Define Your Goal and Emotional Baseline
Define Your Goal and Emotional Baseline
Before you have a difficult conversation with your parents, you need to get clear on two essential things: what you actually want to achieve and what emotional state you're starting from. These two elements form the foundation of any productive difficult conversation. Without clarity on both, you're likely to become derailed, reactive, or lose sight of what matters most to you.
Why Define Your Goal First
Your goal is the North Star for your conversation. It's the specific outcome you're hoping for—not vague wishes, but concrete, realistic objectives. For example, rather than "I want my parents to understand me," a clearer goal might be "I want to tell my parents I've decided to change careers and ask for their support during this transition" or "I want to establish that I make my own financial decisions."
A well-defined goal serves several purposes. It keeps you focused when the conversation becomes emotional or defensive. It helps you decide what information to share and what to hold back. It also signals respect—your parents can sense when you've thought through what you're asking for, and that maturity often improves their receptiveness.
To identify your goal, ask yourself: What specifically do I want to happen as a result of this conversation? Be specific. Avoid goals that depend entirely on changing your parents' feelings or beliefs—those are rarely within your control. Instead, focus on goals related to your own boundaries, decisions, or requests for specific actions.
Understanding Your Emotional Baseline
Your emotional baseline is the emotional state you're in right now, before the conversation begins. Are you anxious? Angry? Hopeful? Defensive? Exhausted? This matters because emotions are contagious and unconsciously influence how we communicate.
Understanding your baseline helps you in three critical ways:
Self-awareness: You'll recognize your triggers and default patterns. Do you tend to shut down when criticized? Become sarcastic when nervous? Get loud when frustrated? Knowing this allows you to manage it.

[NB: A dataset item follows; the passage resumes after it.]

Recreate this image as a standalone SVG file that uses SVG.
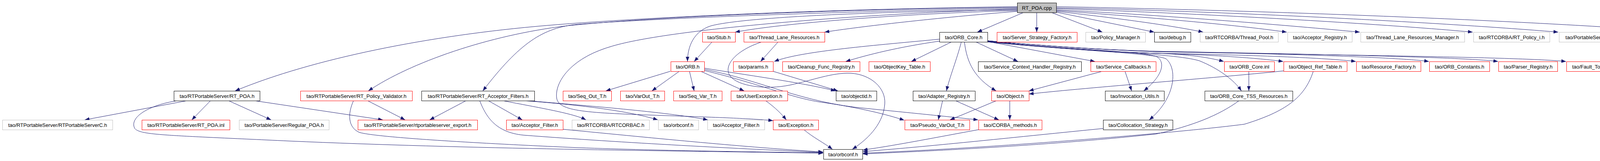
<svg xmlns="http://www.w3.org/2000/svg" width="4416" height="411" viewBox="0 0 4416 411">
<style>
.n rect{fill:#fff;stroke-width:1}
.k rect{stroke:#000}
.r rect{stroke:#f00}
.g rect{stroke:#bfbfbf}
.root rect{fill:#bfbfbf;stroke:#000}
text{font-family:"Liberation Sans",Arial,Helvetica,sans-serif;font-size:13px;text-anchor:middle;fill:#000}
#edges path{fill:none;stroke:#191970;stroke-width:1;marker-end:url(#a)}
</style>
<defs>
<marker id="a" markerUnits="userSpaceOnUse" markerWidth="12" markerHeight="10" viewBox="0 0 12 10" refX="12" refY="5" orient="auto"><path d="M0,0.5 L12,5 L0,9.5 z" fill="#191970"/></marker>
</defs>
<rect width="4416" height="411" fill="#fff"/>
<g id="edges">
<path d="M2620,32 L2502,82"/>
<path d="M2654,32 L2654,82"/>
<path d="M2692,32 L2822,82"/>
<path d="M2704,31 L2955,82"/>
<path d="M2704,29 C2850,45 3000,65 3080,82"/>
<path d="M2704,27 C2950,45 3150,62 3294,82"/>
<path d="M2704,25 C3000,40 3300,65 3481,82"/>
<path d="M2704,22 C3100,35 3550,62 3770,82"/>
<path d="M2704,20 C3200,30 3750,62 3989,82"/>
<path d="M2704,17 C3300,28 3950,55 4303,82"/>
<path d="M2604,17 C2200,22 1700,40 1400,65 C1100,90 800,150 602,232"/>
<path d="M2604,19 C2200,23 1700,40 1450,66 C1250,90 1050,160 943,232"/>
<path d="M2604,21 C2200,28 1700,45 1480,62 C1390,70 1330,110 1236,232"/>
<path d="M2604,23 C2200,35 1700,75 1560,120 C1460,150 1420,210 1425,250 C1430,285 1500,288 1700,295 C1850,300 1930,303 1979,308"/>
<path d="M2604,25 C2200,30 1900,45 1820,66 C1775,80 1760,120 1760,157"/>
<path d="M2604,27 C2300,35 2000,60 1882,82"/>
<path d="M2604,29 C2400,45 2200,68 2111,82"/>
<path d="M2405,100 C2250,115 2050,130 1982,157"/>
<path d="M2405,105 C2300,120 2220,140 2165,157"/>
<path d="M2436,107 L2333,157"/>
<path d="M2461,107 C2450,150 2430,200 2423,232"/>
<path d="M2469,107 C2475,160 2495,200 2550,232"/>
<path d="M2498,107 L2606,157"/>
<path d="M2528,106 L2803,157"/>
<path d="M2528,105 C2700,124 2850,133 2960,136 C3050,139 3100,148 3133,157"/>
<path d="M2528,105 C2700,124 2850,133 2960,136 C3100,140 3220,148 3285,157"/>
<path d="M2528,105 C2700,124 2850,133 2960,136 C3200,140 3400,148 3471,157"/>
<path d="M2528,104 C2700,120 2850,128 2960,131 C3300,138 3580,146 3658,157"/>
<path d="M2528,104 C2700,120 2850,128 2960,131 C3400,139 3750,146 3835,157"/>
<path d="M2528,104 C2700,120 2850,128 2960,132 C3500,142 3900,146 4009,157"/>
<path d="M2528,106 C2750,128 2920,130 2962,145 C2985,160 2975,195 2928,232"/>
<path d="M2528,107 C2760,130 2950,135 2985,150 C3015,175 3010,250 2942,306"/>
<path d="M2528,107 C2780,132 3000,135 3070,155 C3120,175 3160,205 3178,232"/>
<path d="M2551,257 L2432,306"/>
<path d="M2585,257 L2585,306"/>
<path d="M2413,257 L2402,306"/>
<path d="M2446,257 L2557,306"/>
<path d="M2822,182 L2634,232"/>
<path d="M2880,182 L2897,232"/>
<path d="M3286,181 C3100,200 2800,222 2634,240"/>
<path d="M3197,182 L3197,232"/>
<path d="M3172,257 C3120,295 3050,322 2960,342 C2700,370 2400,385 2209,393"/>
<path d="M3362,182 C3340,250 3290,285 3186,317 C3050,335 2600,375 2209,391"/>
<path d="M2824,328 C2600,350 2400,372 2209,387"/>
<path d="M2505,331 C2400,350 2300,370 2209,383"/>
<path d="M455,257 C380,268 330,300 345,328 C360,345 420,345 740,360 C1200,380 1700,385 2107,391"/>
<path d="M905,257 C890,290 890,325 920,338 C960,350 1200,365 1480,377 C1700,385 1950,388 2107,390"/>
<path d="M1228,257 C1245,300 1270,338 1340,345 C1600,365 1900,380 2107,389"/>
<path d="M1441,330 C1700,355 1900,375 2107,388"/>
<path d="M2058,331 C2080,350 2110,365 2131,381"/>
<path d="M1950,107 C1880,130 1850,170 1870,195 C1890,220 1960,230 2023,217 C2080,205 2130,185 2178,187 C2230,190 2268,225 2265,265 C2262,310 2230,350 2182,381"/>
<path d="M479,257 L217,306"/>
<path d="M539,257 L491,306"/>
<path d="M585,257 L694,306"/>
<path d="M651,257 L980,306"/>
<path d="M941,257 L1037,306"/>
<path d="M1193,257 L1100,306"/>
<path d="M1250,257 L1337,306"/>
<path d="M1287,257 C1380,275 1470,290 1500,306"/>
<path d="M1340,257 C1450,265 1600,280 1684,306"/>
<path d="M1352,257 C1500,270 1700,285 1812,306"/>
<path d="M1823,107 L1777,157"/>
<path d="M1992,107 L1947,157"/>
<path d="M1716,182 L1551,232"/>
<path d="M1739,182 L1669,232"/>
<path d="M1765,182 L1777,232"/>
<path d="M1794,182 L1905,232"/>
<path d="M1803,174 C1900,190 2050,210 2139,232"/>
<path d="M1803,177 C1950,205 2050,262 2220,277 C2350,290 2450,300 2504,306"/>
<path d="M1803,180 C1950,215 2030,252 2110,262 C2200,275 2270,292 2315,307"/>
<path d="M1979,182 L2145,232"/>
<path d="M1960,257 C1985,275 2000,290 2013,306"/>
</g>
<g id="n_rt_poa_cpp" class="n root"><rect x="2604.5" y="7.5" width="100" height="25"/><text x="2654.5" y="25">RT_POA.cpp</text></g>
<g id="n_stub" class="n r"><rect x="1798.5" y="82.5" width="84" height="25"/><text x="1840.5" y="100">tao/Stub.h</text></g>
<g id="n_tlr" class="n r"><rect x="1904.5" y="82.5" width="207" height="25"/><text x="2008" y="100">tao/Thread_Lane_Resources.h</text></g>
<g id="n_orb_core" class="n k"><rect x="2405.5" y="82.5" width="123" height="25"/><text x="2467" y="100">tao/ORB_Core.h</text></g>
<g id="n_ssf" class="n r"><rect x="2552.5" y="82.5" width="205" height="25"/><text x="2655" y="100">tao/Server_Strategy_Factory.h</text></g>
<g id="n_policy_manager" class="n g"><rect x="2779.5" y="82.5" width="153" height="25"/><text x="2856" y="100">tao/Policy_Manager.h</text></g>
<g id="n_debug" class="n k"><rect x="2955.5" y="82.5" width="93" height="25"/><text x="3002" y="100">tao/debug.h</text></g>
<g id="n_thread_pool" class="n g"><rect x="3072.5" y="82.5" width="200" height="25"/><text x="3172.5" y="100">tao/RTCORBA/Thread_Pool.h</text></g>
<g id="n_acceptor_registry" class="n g"><rect x="3296.5" y="82.5" width="165" height="25"/><text x="3379" y="100">tao/Acceptor_Registry.h</text></g>
<g id="n_tlr_manager" class="n g"><rect x="3483.5" y="82.5" width="266" height="25"/><text x="3616.5" y="100">tao/Thread_Lane_Resources_Manager.h</text></g>
<g id="n_rt_policy_i" class="n g"><rect x="3772.5" y="82.5" width="195" height="25"/><text x="3870" y="100">tao/RTCORBA/RT_Policy_i.h</text></g>
<g id="n_default_acceptor_filter" class="n g"><rect x="3991.5" y="82.5" width="290" height="25"/><text x="4136.5" y="100">tao/PortableServer/Default_Acceptor_Filter.h</text></g>
<g id="n_auto_ptr" class="n r"><rect x="4305.5" y="82.5" width="110" height="25"/><text x="4360.5" y="100">ace/Auto_Ptr.h</text></g>
<g id="n_orb" class="n r"><rect x="1717.5" y="157.5" width="86" height="25"/><text x="1760.5" y="175">tao/ORB.h</text></g>
<g id="n_params" class="n r"><rect x="1877.5" y="157.5" width="102" height="25"/><text x="1928.5" y="175">tao/params.h</text></g>
<g id="n_cleanup" class="n r"><rect x="2003.5" y="157.5" width="198" height="25"/><text x="2102.5" y="175">tao/Cleanup_Func_Registry.h</text></g>
<g id="n_objectkey_table" class="n r"><rect x="2224.5" y="157.5" width="157" height="25"/><text x="2303" y="175">tao/ObjectKey_Table.h</text></g>
<g id="n_schr" class="n k"><rect x="2504.5" y="157.5" width="264" height="25"/><text x="2636.5" y="175">tao/Service_Context_Handler_Registry.h</text></g>
<g id="n_service_callbacks" class="n r"><rect x="2792.5" y="157.5" width="167" height="25"/><text x="2876" y="175">tao/Service_Callbacks.h</text></g>
<g id="n_orb_core_inl" class="n r"><rect x="3134.5" y="157.5" width="128" height="25"/><text x="3198.5" y="175">tao/ORB_Core.inl</text></g>
<g id="n_object_ref_table" class="n r"><rect x="3286.5" y="157.5" width="162" height="25"/><text x="3367.5" y="175">tao/Object_Ref_Table.h</text></g>
<g id="n_resource_factory" class="n r"><rect x="3472.5" y="157.5" width="165" height="25"/><text x="3555" y="175">tao/Resource_Factory.h</text></g>
<g id="n_orb_constants" class="n r"><rect x="3659.5" y="157.5" width="154" height="25"/><text x="3736.5" y="175">tao/ORB_Constants.h</text></g>
<g id="n_parser_registry" class="n r"><rect x="3836.5" y="157.5" width="151" height="25"/><text x="3912" y="175">tao/Parser_Registry.h</text></g>
<g id="n_fault_tolerance" class="n r"><rect x="4010.5" y="157.5" width="204" height="25"/><text x="4112.5" y="175">tao/Fault_Tolerance_Service.h</text></g>
<g id="n_rt_poa_h" class="n k"><rect x="445.5" y="232.5" width="220" height="25"/><text x="555.5" y="250">tao/RTPortableServer/RT_POA.h</text></g>
<g id="n_rt_policy_validator" class="n r"><rect x="769.5" y="232.5" width="286" height="25"/><text x="912.5" y="250">tao/RTPortableServer/RT_Policy_Validator.h</text></g>
<g id="n_rt_acceptor_filters" class="n k"><rect x="1079.5" y="232.5" width="289" height="25"/><text x="1224" y="250">tao/RTPortableServer/RT_Acceptor_Filters.h</text></g>
<g id="n_seq_out" class="n r"><rect x="1441.5" y="232.5" width="124" height="25"/><text x="1503.5" y="250">tao/Seq_Out_T.h</text></g>
<g id="n_varout" class="n r"><rect x="1588.5" y="232.5" width="113" height="25"/><text x="1645" y="250">tao/VarOut_T.h</text></g>
<g id="n_seq_var" class="n r"><rect x="1724.5" y="232.5" width="124" height="25"/><text x="1786.5" y="250">tao/Seq_Var_T.h</text></g>
<g id="n_user_exception" class="n r"><rect x="1871.5" y="232.5" width="145" height="25"/><text x="1944" y="250">tao/UserException.h</text></g>
<g id="n_objectid" class="n k"><rect x="2140.5" y="232.5" width="104" height="25"/><text x="2192.5" y="250">tao/objectid.h</text></g>
<g id="n_adapter_registry" class="n k"><rect x="2337.5" y="232.5" width="159" height="25"/><text x="2417" y="250">tao/Adapter_Registry.h</text></g>
<g id="n_object" class="n r"><rect x="2538.5" y="232.5" width="96" height="25"/><text x="2586.5" y="250">tao/Object.h</text></g>
<g id="n_invocation_utils" class="n k"><rect x="2829.5" y="232.5" width="151" height="25"/><text x="2905" y="250">tao/Invocation_Utils.h</text></g>
<g id="n_orb_core_tss" class="n k"><rect x="3084.5" y="232.5" width="225" height="25"/><text x="3197" y="250">tao/ORB_Core_TSS_Resources.h</text></g>
<g id="n_rtpsc" class="n g"><rect x="6.5" y="306.5" width="282" height="25"/><text x="147.5" y="324">tao/RTPortableServer/RTPortableServerC.h</text></g>
<g id="n_rt_poa_inl" class="n r"><rect x="363.5" y="306.5" width="225" height="25"/><text x="476" y="324">tao/RTPortableServer/RT_POA.inl</text></g>
<g id="n_regular_poa" class="n g"><rect x="612.5" y="306.5" width="230" height="25"/><text x="727.5" y="324">tao/PortableServer/Regular_POA.h</text></g>
<g id="n_rtps_export" class="n r"><rect x="916.5" y="306.5" width="306" height="25"/><text x="1069.5" y="324">tao/RTPortableServer/rtportableserver_export.h</text></g>
<g id="n_acceptor_filter_r" class="n r"><rect x="1296.5" y="306.5" width="145" height="25"/><text x="1369" y="324">tao/Acceptor_Filter.h</text></g>
<g id="n_rtcorbac" class="n g"><rect x="1464.5" y="306.5" width="198" height="25"/><text x="1563.5" y="324">tao/RTCORBA/RTCORBAC.h</text></g>
<g id="n_orbconf_g" class="n g"><rect x="1685.5" y="306.5" width="103" height="25"/><text x="1737" y="324">tao/orbconf.h</text></g>
<g id="n_acceptor_filter_g" class="n g"><rect x="1811.5" y="306.5" width="146" height="25"/><text x="1884.5" y="324">tao/Acceptor_Filter.h</text></g>
<g id="n_exception" class="n r"><rect x="1979.5" y="306.5" width="116" height="25"/><text x="2037.5" y="324">tao/Exception.h</text></g>
<g id="n_pseudo_varout" class="n r"><rect x="2316.5" y="306.5" width="166" height="25"/><text x="2399.5" y="324">tao/Pseudo_VarOut_T.h</text></g>
<g id="n_corba_methods" class="n r"><rect x="2505.5" y="306.5" width="162" height="25"/><text x="2586.5" y="324">tao/CORBA_methods.h</text></g>
<g id="n_collocation" class="n k"><rect x="2824.5" y="306.5" width="178" height="25"/><text x="2913.5" y="324">tao/Collocation_Strategy.h</text></g>
<g id="n_orbconf_k" class="n k"><rect x="2108.5" y="381.5" width="100" height="25"/><text x="2158.5" y="399">tao/orbconf.h</text></g>
</svg>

Intentionality: You can choose whether to have the conversation now or wait for better timing. If you're running on fumes or white-hot anger, the conversation will likely backfire. Sometimes the most mature choice is to postpone until you're in a steadier place.
Regulation: Once you know your baseline, you can implement grounding techniques before the conversation starts. This might mean taking a walk, journaling, talking to a trusted friend, or practicing deep breathing.
To assess your baseline, pause and notice: How am I feeling in my body right now? What emotion is most present? Am I operating from fear, anger, sadness, or hope? Rate your emotional stability on a simple scale—are you in a place where you can listen and respond thoughtfully, or are you too activated?
Putting It Together
Before you schedule that conversation, write down your goal in one or two sentences. Then check in with your emotional baseline. If your goal is clear and you're in a reasonably grounded place, you're ready to proceed to the next steps. If not, do some preparation work first—journaling, talking it through with someone, or simply waiting for a calmer moment.
This foundation work prevents wasted conversations and increases the chances your parents will actually hear you.